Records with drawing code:
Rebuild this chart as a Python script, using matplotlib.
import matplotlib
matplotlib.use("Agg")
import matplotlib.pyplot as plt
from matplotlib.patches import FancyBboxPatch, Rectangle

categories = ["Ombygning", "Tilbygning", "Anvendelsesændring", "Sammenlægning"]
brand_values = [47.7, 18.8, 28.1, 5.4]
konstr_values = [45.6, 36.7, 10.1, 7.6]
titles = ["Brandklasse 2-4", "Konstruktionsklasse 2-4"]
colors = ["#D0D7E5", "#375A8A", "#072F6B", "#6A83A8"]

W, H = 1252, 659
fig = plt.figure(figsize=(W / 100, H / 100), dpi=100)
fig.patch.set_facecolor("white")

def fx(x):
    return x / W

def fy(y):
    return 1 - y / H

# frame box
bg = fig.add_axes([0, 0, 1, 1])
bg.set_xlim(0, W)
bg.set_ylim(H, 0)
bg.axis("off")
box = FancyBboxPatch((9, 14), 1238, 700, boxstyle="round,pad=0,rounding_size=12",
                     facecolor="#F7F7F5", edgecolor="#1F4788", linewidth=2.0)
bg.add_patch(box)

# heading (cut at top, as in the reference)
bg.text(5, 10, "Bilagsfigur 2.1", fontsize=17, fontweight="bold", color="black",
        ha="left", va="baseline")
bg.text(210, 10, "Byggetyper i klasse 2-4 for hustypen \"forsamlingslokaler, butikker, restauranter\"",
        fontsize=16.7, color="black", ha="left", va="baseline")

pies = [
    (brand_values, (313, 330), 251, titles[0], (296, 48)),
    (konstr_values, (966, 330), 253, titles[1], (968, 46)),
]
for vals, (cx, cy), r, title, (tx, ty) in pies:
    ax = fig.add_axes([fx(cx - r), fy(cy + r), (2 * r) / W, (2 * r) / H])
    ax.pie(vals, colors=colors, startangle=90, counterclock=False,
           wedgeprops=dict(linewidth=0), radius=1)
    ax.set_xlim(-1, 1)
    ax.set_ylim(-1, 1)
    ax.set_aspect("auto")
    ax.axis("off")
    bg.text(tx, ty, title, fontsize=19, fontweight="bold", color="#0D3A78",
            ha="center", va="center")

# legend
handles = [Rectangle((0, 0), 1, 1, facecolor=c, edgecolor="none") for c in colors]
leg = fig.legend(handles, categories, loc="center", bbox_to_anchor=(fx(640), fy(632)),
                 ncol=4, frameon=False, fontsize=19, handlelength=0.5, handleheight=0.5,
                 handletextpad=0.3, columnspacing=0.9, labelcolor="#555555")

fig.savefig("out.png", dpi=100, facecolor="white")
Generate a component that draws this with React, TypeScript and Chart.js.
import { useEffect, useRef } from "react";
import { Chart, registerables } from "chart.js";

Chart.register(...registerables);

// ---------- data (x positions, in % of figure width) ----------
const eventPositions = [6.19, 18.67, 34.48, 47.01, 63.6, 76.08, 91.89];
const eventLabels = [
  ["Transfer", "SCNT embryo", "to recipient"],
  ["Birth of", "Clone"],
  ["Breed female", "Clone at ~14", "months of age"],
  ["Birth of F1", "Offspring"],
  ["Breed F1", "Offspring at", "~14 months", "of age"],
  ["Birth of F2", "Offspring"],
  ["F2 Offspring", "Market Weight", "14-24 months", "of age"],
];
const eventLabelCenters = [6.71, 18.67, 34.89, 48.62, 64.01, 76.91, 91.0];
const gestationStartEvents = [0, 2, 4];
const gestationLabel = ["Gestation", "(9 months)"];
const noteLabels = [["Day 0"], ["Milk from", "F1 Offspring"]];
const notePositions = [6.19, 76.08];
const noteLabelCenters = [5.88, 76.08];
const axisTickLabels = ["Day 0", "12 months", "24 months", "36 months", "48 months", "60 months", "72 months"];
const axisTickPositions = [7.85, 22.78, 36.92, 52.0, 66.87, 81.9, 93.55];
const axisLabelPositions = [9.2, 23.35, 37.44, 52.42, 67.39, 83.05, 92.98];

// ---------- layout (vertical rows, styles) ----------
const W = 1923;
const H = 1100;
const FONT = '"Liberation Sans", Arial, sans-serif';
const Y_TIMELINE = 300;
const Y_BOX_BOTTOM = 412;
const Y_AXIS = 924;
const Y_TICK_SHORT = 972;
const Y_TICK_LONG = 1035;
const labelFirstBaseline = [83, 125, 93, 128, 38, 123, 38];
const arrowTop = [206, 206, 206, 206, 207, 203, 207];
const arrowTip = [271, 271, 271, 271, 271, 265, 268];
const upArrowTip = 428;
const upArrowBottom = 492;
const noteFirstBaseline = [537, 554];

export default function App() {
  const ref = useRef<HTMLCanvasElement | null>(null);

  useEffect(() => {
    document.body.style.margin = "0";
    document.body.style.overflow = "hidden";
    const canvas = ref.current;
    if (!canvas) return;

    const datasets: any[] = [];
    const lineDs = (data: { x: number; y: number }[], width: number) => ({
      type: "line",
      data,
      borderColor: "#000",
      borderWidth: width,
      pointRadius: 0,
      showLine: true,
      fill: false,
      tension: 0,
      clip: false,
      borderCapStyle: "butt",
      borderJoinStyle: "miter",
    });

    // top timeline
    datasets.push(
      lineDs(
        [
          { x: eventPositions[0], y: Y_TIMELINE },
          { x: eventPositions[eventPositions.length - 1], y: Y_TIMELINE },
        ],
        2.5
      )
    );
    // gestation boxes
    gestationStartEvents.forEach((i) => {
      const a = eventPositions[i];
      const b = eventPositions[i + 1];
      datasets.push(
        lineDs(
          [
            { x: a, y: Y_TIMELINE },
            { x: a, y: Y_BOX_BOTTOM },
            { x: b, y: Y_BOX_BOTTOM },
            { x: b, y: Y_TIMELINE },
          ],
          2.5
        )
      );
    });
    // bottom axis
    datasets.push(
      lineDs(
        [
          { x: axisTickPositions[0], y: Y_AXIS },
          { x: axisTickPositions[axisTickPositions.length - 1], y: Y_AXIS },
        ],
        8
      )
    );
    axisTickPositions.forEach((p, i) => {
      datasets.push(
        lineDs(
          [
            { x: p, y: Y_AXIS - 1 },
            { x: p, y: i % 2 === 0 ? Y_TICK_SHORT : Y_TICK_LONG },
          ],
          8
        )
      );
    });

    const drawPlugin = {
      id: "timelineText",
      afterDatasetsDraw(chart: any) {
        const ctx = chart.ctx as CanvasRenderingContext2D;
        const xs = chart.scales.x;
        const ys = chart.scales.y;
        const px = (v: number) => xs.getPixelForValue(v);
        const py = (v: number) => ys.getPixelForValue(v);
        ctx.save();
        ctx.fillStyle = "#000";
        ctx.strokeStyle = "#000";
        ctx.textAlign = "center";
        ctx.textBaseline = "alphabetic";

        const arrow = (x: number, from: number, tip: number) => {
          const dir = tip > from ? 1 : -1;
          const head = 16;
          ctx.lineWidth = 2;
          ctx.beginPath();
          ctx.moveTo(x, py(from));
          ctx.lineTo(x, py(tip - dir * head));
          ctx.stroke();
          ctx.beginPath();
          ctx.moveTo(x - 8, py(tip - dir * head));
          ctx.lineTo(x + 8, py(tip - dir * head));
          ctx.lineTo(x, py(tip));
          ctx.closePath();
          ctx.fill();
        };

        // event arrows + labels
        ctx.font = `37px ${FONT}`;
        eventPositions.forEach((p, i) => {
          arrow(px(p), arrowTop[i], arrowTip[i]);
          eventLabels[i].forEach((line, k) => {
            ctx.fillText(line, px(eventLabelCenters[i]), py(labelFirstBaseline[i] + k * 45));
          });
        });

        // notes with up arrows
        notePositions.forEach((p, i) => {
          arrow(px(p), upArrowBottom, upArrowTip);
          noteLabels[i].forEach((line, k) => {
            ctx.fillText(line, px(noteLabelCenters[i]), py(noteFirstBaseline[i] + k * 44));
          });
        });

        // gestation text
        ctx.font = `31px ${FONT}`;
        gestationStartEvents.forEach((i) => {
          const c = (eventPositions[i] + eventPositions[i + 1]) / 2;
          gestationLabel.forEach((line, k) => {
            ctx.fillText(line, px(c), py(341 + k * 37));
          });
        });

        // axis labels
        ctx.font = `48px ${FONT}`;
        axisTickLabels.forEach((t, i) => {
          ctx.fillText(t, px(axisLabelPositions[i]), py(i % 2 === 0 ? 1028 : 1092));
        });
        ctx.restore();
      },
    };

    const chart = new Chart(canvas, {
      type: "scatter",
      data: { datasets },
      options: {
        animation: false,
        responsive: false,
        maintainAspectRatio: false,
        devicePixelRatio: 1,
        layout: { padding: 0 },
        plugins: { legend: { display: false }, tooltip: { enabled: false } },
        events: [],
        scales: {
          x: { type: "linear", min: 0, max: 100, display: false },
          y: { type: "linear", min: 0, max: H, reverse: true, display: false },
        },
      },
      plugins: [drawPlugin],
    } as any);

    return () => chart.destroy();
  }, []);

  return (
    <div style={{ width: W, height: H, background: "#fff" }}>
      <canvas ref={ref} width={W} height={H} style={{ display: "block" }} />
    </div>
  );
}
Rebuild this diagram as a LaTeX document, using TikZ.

(Stated exercise): Repeat the material word for word from its opening line up to and including the line containing "from matplotlib.patches import".

(Response below):
Rebuild this chart as a Python script, using matplotlib.
import matplotlib
matplotlib.use("Agg")
import matplotlib.pyplot as plt
from matplotlib.patches import FancyBboxPatch, Rectangle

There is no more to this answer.